To analyze the situation with Sara and her 12 greeting cards, we know there are 3 different designs with each design having an equal number of cards. Each design is a butterfly, shell, or flower. Therefore, each design has:

\[ \frac{12 \text{ cards}}{3 \text{ designs}} = 4 \text{ cards per design} \]

Now, let's evaluate the statements one by one:

1. The data does not represent a uniform probability model.

   • This statement is incorrect. The cards are evenly distributed among the three designs, so it does represent a uniform probability model.

2. Each design has the same probability of being randomly selected.

   • This statement is correct.
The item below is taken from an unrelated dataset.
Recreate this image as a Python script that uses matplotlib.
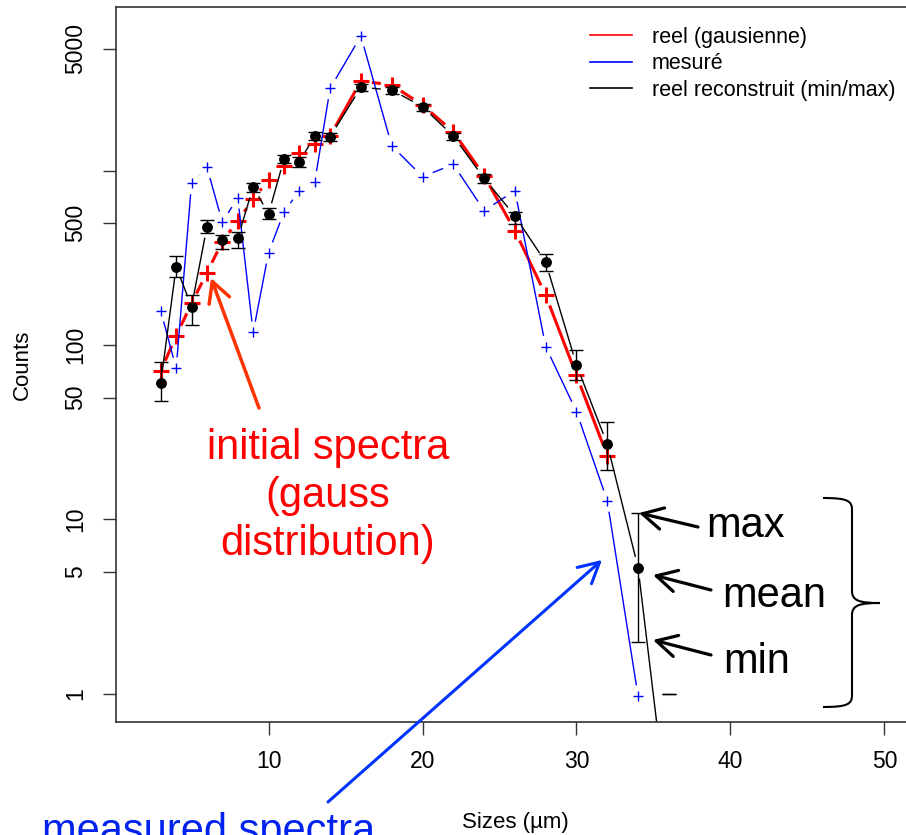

Each design has an equal probability since there are 4 cards of each type in a total of 12 cards.

3. The probability of selecting a shell is \( \frac{1}{2} \).

   • This statement is incorrect. The probability of selecting a shell card is \( \frac{4}{12} = \frac{1}{3} \).

4. The probability of selecting a butterfly or shell design is \( \frac{1}{3} \).

   • This statement is incorrect. The probability of selecting a butterfly or shell design is:
     • Probability of selecting a butterfly + Probability of selecting a shell = \( \frac{1}{3} + \frac{1}{3} = \frac{2}{3} \).

5. The probability of selecting a butterfly design is \( \frac{1}{3} \).

   • This statement is correct. There are 4 butterfly cards out of 12 total cards, so the probability is \( \frac{4}{12} = \frac{1}{3} \).

6. The probability of not selecting a flower design is \( \frac{2}{3} \).

   • This statement is correct. The probability of selecting a flower design is \( \frac{1}{3} \), so the probability of not selecting a flower design is:
     • 1 - Probability of selecting a flower = \( 1 - \frac{1}{3} = \frac{2}{3} \).

In summary, the three correct statements are:

• Each design has the same probability of being randomly selected.
• The probability of selecting a butterfly design is \( \frac{1}{3} \).
• The probability of not selecting a flower design is \( \frac{2}{3} \).